::: DATA SHOWN :::
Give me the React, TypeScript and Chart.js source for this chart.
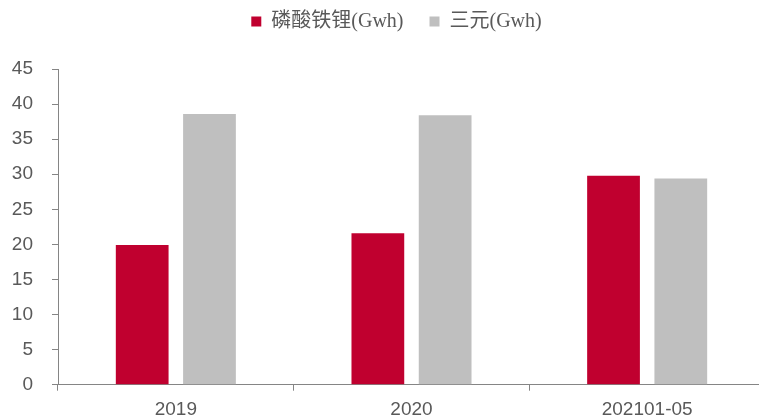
import React, { useEffect, useRef } from "react";
import { Chart, registerables } from "chart.js";

Chart.register(...registerables);

const categories = ["2019", "2020", "202101-05"];
const lfpValues = [19.9, 21.6, 29.8];
const ncmValues = [38.6, 38.4, 29.4];
const seriesNames = ["磷酸铁锂(Gwh)", "三元(Gwh)"];
const yTickMin = 0;
const yTickMax = 45;
const yTickStep = 5;

const RED = "#C0002F";
const GREY = "#BFBFBF";
const AXIS = "#858585";
const TEXT = "#595959";

export default function App() {
  const ref = useRef<HTMLCanvasElement | null>(null);

  useEffect(() => {
    document.body.style.margin = "0";
    document.body.style.overflow = "hidden";
    const canvas = ref.current;
    if (!canvas) return;

    const legendTweak = {
      id: "legendTweak",
      beforeInit(chart: any) {
        const legend = chart.legend;
        if (legend) {
          const origFit = legend.fit;
          legend.fit = function () {
            origFit.call(this);
            this.height += 27.5;
          };
        }
      },
      afterLayout(chart: any) {
        const legend = chart.legend;
        if (legend) {
          legend.left += 14;
          legend.right += 14;
        }
      },
    };

    const chart = new Chart(canvas, {
      type: "bar",
      data: {
        labels: categories,
        datasets: [
          {
            label: seriesNames[0],
            data: lfpValues,
            backgroundColor: RED,
            borderWidth: 0,
            categoryPercentage: 0.571,
            barPercentage: 0.784,
          },
          {
            label: seriesNames[1],
            data: ncmValues,
            backgroundColor: GREY,
            borderWidth: 0,
            categoryPercentage: 0.571,
            barPercentage: 0.784,
          },
        ],
      },
      options: {
        responsive: false,
        animation: false,
        devicePixelRatio: 1,
        layout: { padding: { left: 0, right: 0, top: -14.5, bottom: 0 } },
        plugins: {
          legend: {
            display: true,
            position: "top",
            align: "center",
            labels: {
              boxWidth: 10,
              boxHeight: 10,
              padding: 26,
              color: TEXT,
              font: {
                family: '"Liberation Serif", "Noto Sans CJK SC", serif',
                size: 20,
              },
            },
          },
          tooltip: { enabled: false },
        },
        scales: {
          x: {
            offset: true,
            grid: {
              display: true,
              offset: true,
              drawOnChartArea: false,
              drawTicks: true,
              tickLength: 6,
              color: AXIS,
            },
            border: { display: true, color: AXIS, width: 1 },
            ticks: {
              color: TEXT,
              padding: 8,
              font: { family: '"Liberation Sans", Arial, sans-serif', size: 19 },
            },
            afterFit(scale: any) {
              scale.height = 34.3;
            },
          },
          y: {
            min: yTickMin,
            max: yTickMax,
            grid: {
              display: true,
              drawOnChartArea: false,
              drawTicks: true,
              tickLength: 6,
              color: AXIS,
            },
            border: { display: true, color: AXIS, width: 1 },
            ticks: {
              stepSize: yTickStep,
              color: TEXT,
              padding: 19,
              font: { family: '"Liberation Sans", Arial, sans-serif', size: 19 },
            },
            afterFit(scale: any) {
              scale.width = 58;
            },
          },
        },
      },
      plugins: [legendTweak],
    });

    return () => chart.destroy();
  }, []);

  return (
    <div
      style={{
        position: "absolute",
        left: 0,
        top: 0,
        width: 759,
        height: 419,
        overflow: "hidden",
        background: "#fff",
      }}
    >
      <canvas
        ref={ref}
        width={765}
        height={419}
        style={{ width: 765, height: 419, display: "block" }}
      />
    </div>
  );
}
:::
**WRITTEN REQUEST:**
Would you reproduce the lines above, from the very first through the line containing "if (!canvas) return;", exactly and without the pictures?

**THE COMPLETED TASK:**
Give me the React, TypeScript and Chart.js source for this chart.
import React, { useEffect, useRef } from "react";
import { Chart, registerables } from "chart.js";

Chart.register(...registerables);

const categories = ["2019", "2020", "202101-05"];
const lfpValues = [19.9, 21.6, 29.8];
const ncmValues = [38.6, 38.4, 29.4];
const seriesNames = ["磷酸铁锂(Gwh)", "三元(Gwh)"];
const yTickMin = 0;
const yTickMax = 45;
const yTickStep = 5;

const RED = "#C0002F";
const GREY = "#BFBFBF";
const AXIS = "#858585";
const TEXT = "#595959";

export default function App() {
  const ref = useRef<HTMLCanvasElement | null>(null);

  useEffect(() => {
    document.body.style.margin = "0";
    document.body.style.overflow = "hidden";
    const canvas = ref.current;
    if (!canvas) return;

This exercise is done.